_WORK TO BE COMPLETED:_
Don't include pictures. Quote the lines below from the first through the line that contains "const topLabel = yTickLabels[yTickLabels.length-1];".
*** INFORMATION SUPPLIED ***
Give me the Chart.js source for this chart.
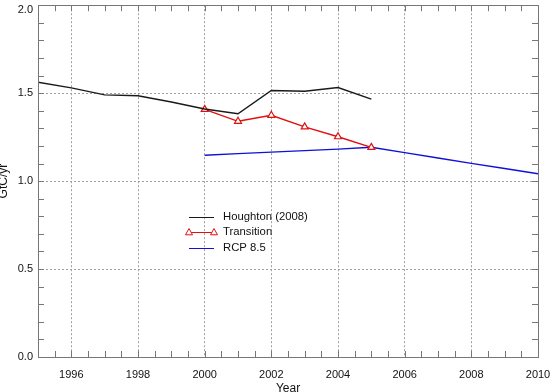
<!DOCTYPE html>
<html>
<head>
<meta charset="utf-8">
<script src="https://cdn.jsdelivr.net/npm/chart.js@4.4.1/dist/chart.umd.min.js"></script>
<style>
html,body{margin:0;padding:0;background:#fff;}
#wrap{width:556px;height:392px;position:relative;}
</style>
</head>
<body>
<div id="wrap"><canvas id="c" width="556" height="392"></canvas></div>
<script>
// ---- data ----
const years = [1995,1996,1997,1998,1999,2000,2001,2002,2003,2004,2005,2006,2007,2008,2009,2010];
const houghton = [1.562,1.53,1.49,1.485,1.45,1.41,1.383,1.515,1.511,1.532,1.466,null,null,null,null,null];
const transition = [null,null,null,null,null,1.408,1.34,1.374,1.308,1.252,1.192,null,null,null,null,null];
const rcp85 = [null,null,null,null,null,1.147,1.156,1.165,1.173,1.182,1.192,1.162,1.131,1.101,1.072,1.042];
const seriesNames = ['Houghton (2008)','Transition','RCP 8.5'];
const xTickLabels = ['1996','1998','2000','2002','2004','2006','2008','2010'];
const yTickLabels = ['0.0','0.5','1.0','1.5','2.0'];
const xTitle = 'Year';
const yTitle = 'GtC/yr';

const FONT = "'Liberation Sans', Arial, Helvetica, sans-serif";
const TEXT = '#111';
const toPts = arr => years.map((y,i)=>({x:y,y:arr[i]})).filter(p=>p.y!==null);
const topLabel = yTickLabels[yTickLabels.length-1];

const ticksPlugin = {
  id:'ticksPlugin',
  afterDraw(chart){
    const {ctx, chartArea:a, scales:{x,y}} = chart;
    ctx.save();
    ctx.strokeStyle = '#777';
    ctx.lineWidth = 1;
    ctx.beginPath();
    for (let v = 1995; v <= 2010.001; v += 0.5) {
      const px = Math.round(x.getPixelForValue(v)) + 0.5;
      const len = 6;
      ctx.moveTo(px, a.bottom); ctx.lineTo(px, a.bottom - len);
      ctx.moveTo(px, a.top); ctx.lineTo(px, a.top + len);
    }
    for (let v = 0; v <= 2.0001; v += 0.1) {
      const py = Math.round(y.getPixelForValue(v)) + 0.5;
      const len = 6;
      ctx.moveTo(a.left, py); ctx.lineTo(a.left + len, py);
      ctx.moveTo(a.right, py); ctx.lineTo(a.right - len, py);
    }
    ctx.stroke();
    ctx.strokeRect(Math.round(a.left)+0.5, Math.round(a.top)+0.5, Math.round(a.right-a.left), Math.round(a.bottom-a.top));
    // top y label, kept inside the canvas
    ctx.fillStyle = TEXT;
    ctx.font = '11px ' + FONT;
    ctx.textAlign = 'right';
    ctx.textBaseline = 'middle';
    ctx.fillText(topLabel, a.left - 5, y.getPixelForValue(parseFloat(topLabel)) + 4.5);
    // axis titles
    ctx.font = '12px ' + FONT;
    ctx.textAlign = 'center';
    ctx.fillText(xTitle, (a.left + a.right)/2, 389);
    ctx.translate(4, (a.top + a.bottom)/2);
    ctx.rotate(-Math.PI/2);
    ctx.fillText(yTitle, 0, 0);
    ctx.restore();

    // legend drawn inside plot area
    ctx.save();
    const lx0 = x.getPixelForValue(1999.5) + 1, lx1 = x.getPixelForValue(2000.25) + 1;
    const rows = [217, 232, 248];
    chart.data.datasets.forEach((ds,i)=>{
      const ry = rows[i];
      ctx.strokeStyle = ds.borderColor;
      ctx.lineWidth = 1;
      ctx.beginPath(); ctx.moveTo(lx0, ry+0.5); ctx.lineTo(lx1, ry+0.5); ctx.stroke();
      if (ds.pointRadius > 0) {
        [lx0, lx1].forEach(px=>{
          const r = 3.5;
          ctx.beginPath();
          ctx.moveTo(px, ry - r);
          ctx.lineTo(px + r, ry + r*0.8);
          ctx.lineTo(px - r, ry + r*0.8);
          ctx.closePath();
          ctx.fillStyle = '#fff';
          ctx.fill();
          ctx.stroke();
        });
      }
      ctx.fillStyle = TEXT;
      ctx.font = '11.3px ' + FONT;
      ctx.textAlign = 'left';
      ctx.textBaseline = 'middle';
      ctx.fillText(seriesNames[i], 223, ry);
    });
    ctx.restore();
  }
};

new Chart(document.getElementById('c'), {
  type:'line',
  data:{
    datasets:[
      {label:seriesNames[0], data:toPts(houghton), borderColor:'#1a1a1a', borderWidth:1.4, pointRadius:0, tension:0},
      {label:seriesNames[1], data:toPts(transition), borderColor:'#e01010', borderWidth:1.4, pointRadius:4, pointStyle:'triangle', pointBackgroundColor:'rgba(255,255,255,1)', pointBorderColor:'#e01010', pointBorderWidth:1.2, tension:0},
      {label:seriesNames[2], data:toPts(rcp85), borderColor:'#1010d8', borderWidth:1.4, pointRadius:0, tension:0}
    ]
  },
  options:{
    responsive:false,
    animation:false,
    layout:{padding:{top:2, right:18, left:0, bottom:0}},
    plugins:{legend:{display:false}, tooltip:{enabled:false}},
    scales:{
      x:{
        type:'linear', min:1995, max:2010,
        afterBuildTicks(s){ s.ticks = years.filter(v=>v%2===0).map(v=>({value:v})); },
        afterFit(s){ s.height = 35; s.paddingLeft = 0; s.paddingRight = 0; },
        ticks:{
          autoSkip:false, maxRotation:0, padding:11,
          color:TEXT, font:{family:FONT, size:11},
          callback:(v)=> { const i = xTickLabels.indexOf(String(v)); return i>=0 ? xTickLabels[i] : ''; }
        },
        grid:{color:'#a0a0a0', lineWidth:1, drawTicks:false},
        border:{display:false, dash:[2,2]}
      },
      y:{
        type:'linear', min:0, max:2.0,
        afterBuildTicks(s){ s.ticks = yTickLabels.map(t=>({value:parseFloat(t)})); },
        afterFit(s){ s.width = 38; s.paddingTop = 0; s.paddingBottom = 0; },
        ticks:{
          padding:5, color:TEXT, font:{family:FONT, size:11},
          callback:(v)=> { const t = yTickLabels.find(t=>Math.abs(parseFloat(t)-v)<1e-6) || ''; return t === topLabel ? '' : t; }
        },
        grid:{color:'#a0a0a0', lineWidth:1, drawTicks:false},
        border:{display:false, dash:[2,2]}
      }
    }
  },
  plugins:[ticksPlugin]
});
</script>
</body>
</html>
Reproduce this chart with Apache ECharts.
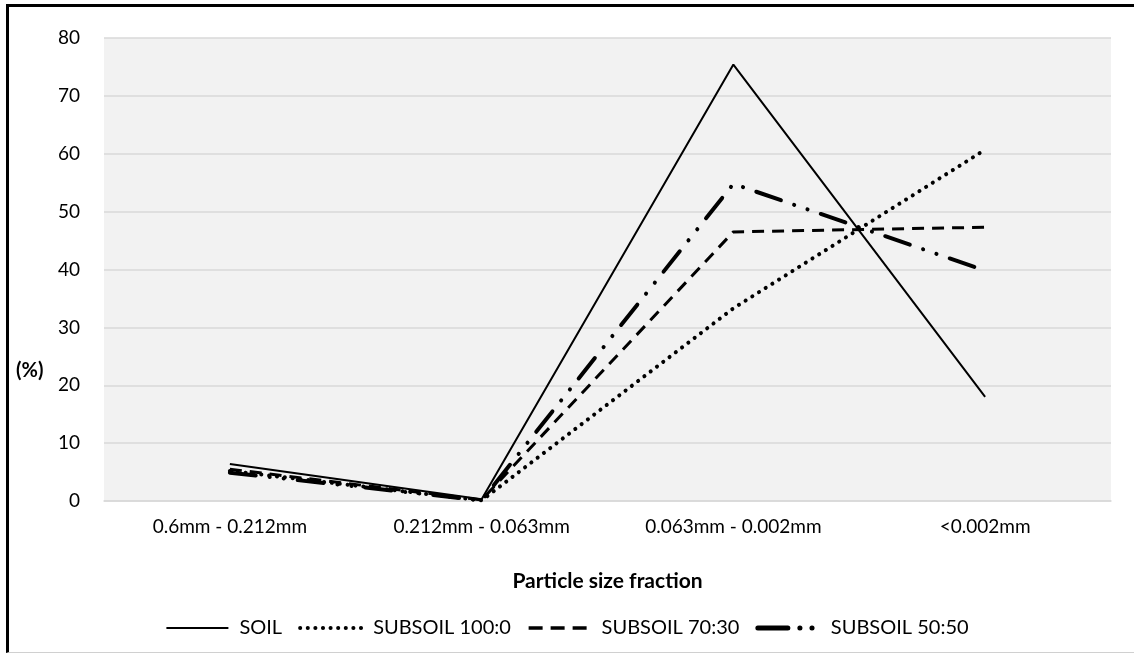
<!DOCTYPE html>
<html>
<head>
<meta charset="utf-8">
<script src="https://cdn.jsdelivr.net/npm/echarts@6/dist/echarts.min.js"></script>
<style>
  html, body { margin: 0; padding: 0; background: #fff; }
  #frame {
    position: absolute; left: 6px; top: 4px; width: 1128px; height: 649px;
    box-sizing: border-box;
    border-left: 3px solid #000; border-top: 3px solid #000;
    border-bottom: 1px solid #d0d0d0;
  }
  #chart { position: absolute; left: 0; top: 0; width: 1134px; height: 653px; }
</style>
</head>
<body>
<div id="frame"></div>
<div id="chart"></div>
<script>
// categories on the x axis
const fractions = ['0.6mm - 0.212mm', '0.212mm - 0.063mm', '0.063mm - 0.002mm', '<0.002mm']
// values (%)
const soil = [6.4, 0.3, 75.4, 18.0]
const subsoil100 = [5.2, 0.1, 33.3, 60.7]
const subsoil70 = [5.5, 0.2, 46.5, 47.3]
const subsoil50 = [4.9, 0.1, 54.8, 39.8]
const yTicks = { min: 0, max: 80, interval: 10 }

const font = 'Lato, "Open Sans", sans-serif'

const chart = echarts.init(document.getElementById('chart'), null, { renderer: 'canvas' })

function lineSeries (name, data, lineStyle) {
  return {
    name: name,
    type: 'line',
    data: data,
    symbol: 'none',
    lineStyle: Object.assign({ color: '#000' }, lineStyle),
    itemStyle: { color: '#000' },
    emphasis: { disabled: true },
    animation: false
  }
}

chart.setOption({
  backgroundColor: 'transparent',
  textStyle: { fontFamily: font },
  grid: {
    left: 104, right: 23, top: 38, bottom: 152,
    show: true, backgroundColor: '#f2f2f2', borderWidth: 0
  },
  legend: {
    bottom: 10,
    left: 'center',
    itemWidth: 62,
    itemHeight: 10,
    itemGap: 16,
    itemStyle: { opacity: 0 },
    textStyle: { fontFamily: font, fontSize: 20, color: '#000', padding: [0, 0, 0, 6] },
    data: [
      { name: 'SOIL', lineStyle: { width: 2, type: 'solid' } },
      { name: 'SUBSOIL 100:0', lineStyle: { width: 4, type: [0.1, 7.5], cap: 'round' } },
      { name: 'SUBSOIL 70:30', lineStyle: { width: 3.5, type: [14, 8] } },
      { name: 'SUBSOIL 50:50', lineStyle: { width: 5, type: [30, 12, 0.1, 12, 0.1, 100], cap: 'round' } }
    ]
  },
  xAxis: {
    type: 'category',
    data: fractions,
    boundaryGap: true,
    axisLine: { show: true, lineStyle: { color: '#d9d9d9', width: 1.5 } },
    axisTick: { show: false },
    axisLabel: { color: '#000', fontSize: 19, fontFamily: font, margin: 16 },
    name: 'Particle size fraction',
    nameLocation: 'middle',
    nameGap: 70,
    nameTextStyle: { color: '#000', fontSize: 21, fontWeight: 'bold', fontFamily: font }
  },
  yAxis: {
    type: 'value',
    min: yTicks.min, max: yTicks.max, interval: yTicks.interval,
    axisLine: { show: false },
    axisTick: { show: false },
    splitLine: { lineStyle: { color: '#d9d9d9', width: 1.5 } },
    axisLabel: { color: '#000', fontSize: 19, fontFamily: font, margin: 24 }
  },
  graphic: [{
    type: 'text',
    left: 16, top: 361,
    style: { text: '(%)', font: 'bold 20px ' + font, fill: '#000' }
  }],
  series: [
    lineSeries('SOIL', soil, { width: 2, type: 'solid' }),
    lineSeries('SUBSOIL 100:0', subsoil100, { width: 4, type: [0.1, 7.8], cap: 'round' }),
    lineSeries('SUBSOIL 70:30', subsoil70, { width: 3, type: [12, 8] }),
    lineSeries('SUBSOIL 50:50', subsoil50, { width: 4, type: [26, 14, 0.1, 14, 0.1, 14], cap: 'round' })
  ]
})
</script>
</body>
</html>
***
_RESULT OF THE EXERCISE:_
Give me the Chart.js source for this chart.
<!DOCTYPE html>
<html>
<head>
<meta charset="utf-8">
<script src="https://cdn.jsdelivr.net/npm/chart.js@4.4.1/dist/chart.umd.min.js"></script>
<style>
html,body{margin:0;padding:0;background:#fff;}
#wrap{width:556px;height:392px;position:relative;}
</style>
</head>
<body>
<div id="wrap"><canvas id="c" width="556" height="392"></canvas></div>
<script>
// ---- data ----
const years = [1995,1996,1997,1998,1999,2000,2001,2002,2003,2004,2005,2006,2007,2008,2009,2010];
const houghton = [1.562,1.53,1.49,1.485,1.45,1.41,1.383,1.515,1.511,1.532,1.466,null,null,null,null,null];
const transition = [null,null,null,null,null,1.408,1.34,1.374,1.308,1.252,1.192,null,null,null,null,null];
const rcp85 = [null,null,null,null,null,1.147,1.156,1.165,1.173,1.182,1.192,1.162,1.131,1.101,1.072,1.042];
const seriesNames = ['Houghton (2008)','Transition','RCP 8.5'];
const xTickLabels = ['1996','1998','2000','2002','2004','2006','2008','2010'];
const yTickLabels = ['0.0','0.5','1.0','1.5','2.0'];
const xTitle = 'Year';
const yTitle = 'GtC/yr';

const FONT = "'Liberation Sans', Arial, Helvetica, sans-serif";
const TEXT = '#111';
const toPts = arr => years.map((y,i)=>({x:y,y:arr[i]})).filter(p=>p.y!==null);
const topLabel = yTickLabels[yTickLabels.length-1];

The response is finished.